Just in case it needs explanation, financial markets are the markets where people trade financial securities. This is an interesting area for research since it has such a big impact on publicly traded organizations.
There are several research questions and ideas that can be examined in this setting (and many fields comment on them including finance and economics). In management, we are concerned with things such as strategy, top management, corporate governance, etc. This is a small sampling on this research:
- Hayward and Boeker 1998:
- They examined how the conditions underlying intragroup conflict affect analysts’ rating. They argue that an action that appears to be an act of self-interest may be explained by power structure between the departments of an organization, and such effect may be moderated by the reputation of analysts and his or her department.
- Rao, Greve, and Davis 2001:
- They examined a fragile nature of imitation-based institutionalization. They studied how Wall street stock price analysts’ initiate and abandon coverage of the securities of the firms. Drawing on social cognition literature, they argue that heuristics of social proof leads to imitation of others’ behaviors but it also leads to postestimation regrets that cause the decision makers to reverse their decision. Their findings show that analysts who initiate coverage by imitating peers are more likely to experience disappointment and abandon the coverage later.
- Fanelli, Misangyi, and Tosi 2009:
- They look at whether the projection of charismatic language (or CEO Charismatic Vision) in organizational discourse influences the judgements of institutional intermediaries (analysts). Yes, yes it does.

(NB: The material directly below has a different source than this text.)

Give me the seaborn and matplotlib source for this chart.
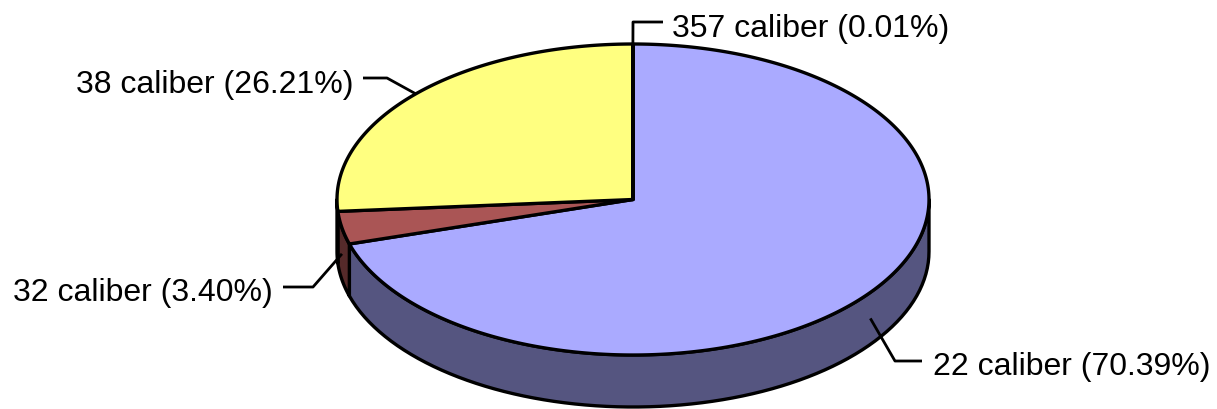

- Benner and Ranganathan 2012:
- They investigate how pressures from institutional environments influence firm’s responses to technological change. Analysts’ evaluations, as institutional pressure, affects strategic investment and firms that go against it try to offset it by share repurchasing.
- Wiserma and Zhang 2013:
- They look at how the board’s response to corporate misconduct is influenced by the social context, Board sensitively reacts to the pervasiveness of the misconduct and the media attention. This is stronger when the firm is under investigation.